ERC Advanced Grant to expand work on agent expectations and their policy implications

Barcelona GSE Research Professor Albert Marcet (ICREA-IAE, MOVE, and Barcelona GSE) has been awarded an Advanced Grant from the European Research Council for his project, “Asset Prices and Macro Policy when Agents Learn and are Heterogeneous.”

The ERC Advanced Grant is a competitive award for senior researchers conducting ground-breaking work at the highest level. The objective of the funding scheme is to give these researchers a chance to realize their most creative ideas and potentially produce results that will have a major impact on science, society and the economy. The grants are part of the EU’s Research and Innovation program, Horizon 2020.

Project proposals are evaluated by selected international peer reviewers, and scientific excellence is the sole criterion. This year the program received 2,167 applications and awarded 269 grants to senior research leaders in 27 different European countries. Only 19 projects in the field of Economics were selected to receive Advanced Grants.

With this new award, Affiliated Professors at the Barcelona Graduate School of Economics have received a total of 23 ERC grants:

  • 9 Starting Grants for researchers establishing their careers
  • 7 Consolidator Grants for mid-career researchers
  • 7 Advanced Grants for exceptional research leaders

See all ERC Grants in the Barcelona GSE research community

Agent expectations and their implications for asset pricing and policy

The new ERC project is a continuation of Prof. Marcet’s previous ERC-funded project (APMPAL), which also explored agent expectations and their implications for asset pricing, fiscal and monetary policy.

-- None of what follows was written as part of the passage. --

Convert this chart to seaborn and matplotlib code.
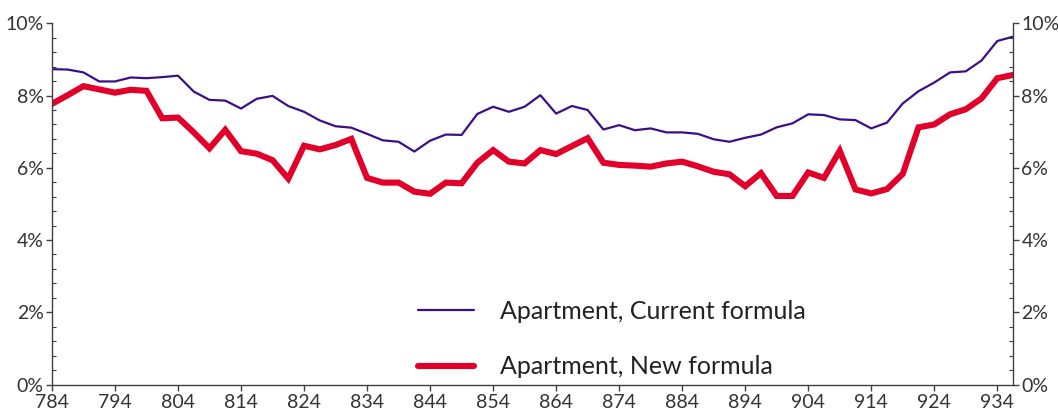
import numpy as np
import pandas as pd
import matplotlib
matplotlib.use("Agg")
import matplotlib.pyplot as plt
import matplotlib.ticker as mticker
import seaborn as sns

# ---------------------------------------------------------------------------
# Data (one point every 2.5 units)
# ---------------------------------------------------------------------------
X_START = 784
X_STEP = 2.5

current_formula = [
    8.73, 8.72, 8.64, 8.39, 8.39, 8.50, 8.48, 8.51, 8.55, 8.11,
    7.88, 7.86, 7.64, 7.91, 7.99, 7.71, 7.55, 7.31, 7.15, 7.11,
    6.94, 6.76, 6.72, 6.45, 6.75, 6.92, 6.91, 7.49, 7.69, 7.55,
    7.69, 8.01, 7.50, 7.71, 7.60, 7.06, 7.18, 7.04, 7.09, 6.98,
    6.98, 6.94, 6.79, 6.72, 6.83, 6.92, 7.12, 7.23, 7.48, 7.46,
    7.34, 7.32, 7.09, 7.25, 7.78, 8.12, 8.36, 8.64, 8.67, 8.97,
    9.51, 9.63,
]
new_formula = [
    7.77, 8.01, 8.26, 8.17, 8.08, 8.16, 8.13, 7.37, 7.39, 6.98,
    6.54, 7.05, 6.46, 6.39, 6.21, 5.70, 6.61, 6.51, 6.63, 6.80,
    5.72, 5.59, 5.59, 5.34, 5.28, 5.59, 5.57, 6.14, 6.49, 6.17,
    6.12, 6.49, 6.38, 6.60, 6.82, 6.14, 6.08, 6.06, 6.03, 6.12,
    6.17, 6.04, 5.89, 5.82, 5.49, 5.85, 5.22, 5.22, 5.87, 5.72,
    6.47, 5.40, 5.29, 5.41, 5.83, 7.12, 7.20, 7.48, 7.62, 7.92,
    8.48, 8.57,
]
labels = ["Apartment, Current formula", "Apartment, New formula"]
x_ticks = list(range(784, 935, 10))
y_ticks = [0, 2, 4, 6, 8, 10]

PURPLE = "#3d0f86"
RED = "#e2002a"
AXIS_COLOR = "#404040"
TEXT_COLOR = "#333333"

x_vals = X_START + X_STEP * np.arange(len(current_formula))
df = pd.DataFrame({
    "x": np.concatenate([x_vals, x_vals]),
    "value": current_formula + new_formula,
    "series": [labels[0]] * len(x_vals) + [labels[1]] * len(x_vals),
})

sns.set_style("white")
plt.rcParams["font.family"] = ["Lato", "DejaVu Sans"]

fig = plt.figure(figsize=(10.58, 4.19), dpi=100)
ax = fig.add_axes([0.0491, 0.0823, 0.9084, 0.8621])

sns.lineplot(data=df, x="x", y="value", hue="series", hue_order=labels,
             palette=[PURPLE, RED], ax=ax, legend=False)
lines = ax.get_lines()
lines[0].set_linewidth(1.6)
lines[1].set_linewidth(4.4)
lines[1].set_solid_joinstyle("miter")

ax.set_xlim(784, X_START + X_STEP * (len(x_vals) - 1))
ax.set_ylim(0, 10)
ax.set_xticks(x_ticks)
ax.set_yticks(y_ticks)
ax.yaxis.set_minor_locator(mticker.MultipleLocator(0.4))
ax.yaxis.set_major_formatter(mticker.FuncFormatter(lambda v, _: f"{v:.0f}%"))
ax.set_xlabel("")
ax.set_ylabel("")

for side in ["left", "right", "bottom"]:
    ax.spines[side].set_visible(True)
    ax.spines[side].set_color(AXIS_COLOR)
    ax.spines[side].set_linewidth(1.0)
ax.spines["top"].set_visible(False)

ax.tick_params(axis="y", which="major", left=True, right=True,
               labelleft=True, labelright=True, direction="out",
               length=4, width=1, color=AXIS_COLOR, labelsize=14,
               labelcolor=TEXT_COLOR, pad=2)
ax.tick_params(axis="y", which="minor", left=True, right=True,
               direction="in", length=3, width=0.8, color=AXIS_COLOR)
ax.tick_params(axis="x", which="major", bottom=True, direction="out",
               length=4, width=1, color=AXIS_COLOR, labelsize=14,
               labelcolor=TEXT_COLOR, pad=3)

handles = [plt.Line2D([], [], color=PURPLE, lw=1.6),
           plt.Line2D([], [], color=RED, lw=4.4)]
leg = ax.legend(handles, labels, loc="center left",
                bbox_to_anchor=(418 / 1058, 1 - 339 / 419),
                bbox_transform=fig.transFigure, borderaxespad=0,
                borderpad=0, frameon=False, fontsize=18,
                handlelength=2.25, handletextpad=1.05, labelspacing=1.3)
for t in leg.get_texts():
    t.set_color("#222222")

fig.savefig("out.png", dpi=100)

A conventional assumption in dynamic models is that agents form their expectations in a very sophisticated manner. In particular, that they have Rational Expectations (RE). Professor Marcet and his team have developed some tools to relax this assumption while retaining fully optimal behaviour by agents. They assume that agents are Internally Rational, that is, they have a slightly imperfect view of price behavior but they behave rationally given their system of beliefs. This is conceptually a small deviation from RE. The APMPAL developed some modelling tools to apply this idea and studied some empirical and policy implications for asset pricing, fiscal and monetary policy. It also developed tools for the analysis of policy under partial information.

The current project, APMPAL-HET intends to: i) develop further the theory of Internal Rationality and optimal policy under partial information, and to introduce investors and consumers that are heterogeneous in their expectations, ii) build models that are useful for policy analysis and iii) build different tools for prediction of macroeconomic and financial variables.

Prof. Albert Marcet
Prof. Albert Marcet

About Albert Marcet

Albert Marcet is ICREA Research Professor at the Institute for Economic Analysis (IAE-CSIC). He is AXA Research Chair on Macroeconomic Risk at the Barcelona Graduate School of Economics, where he is also Barcelona GSE Research Professor. He is associate researcher at the Center for Research on International Economics (CREI) and Director of MOVE (Markets, Organizations and Votes in Economics).

Previously, Prof. Marcet was Professor at the London School of Economics (LSE) and Universitat Pompeu Fabra (UPF). He is a Fellow of the Econometric Society and Research Fellow of CEPR. He has also served as President of the Spanish Economic Association (2007).

In 2016, he was awarded the Rei Jaume I Prize, which recognizes significant contributions by top Spanish scientists.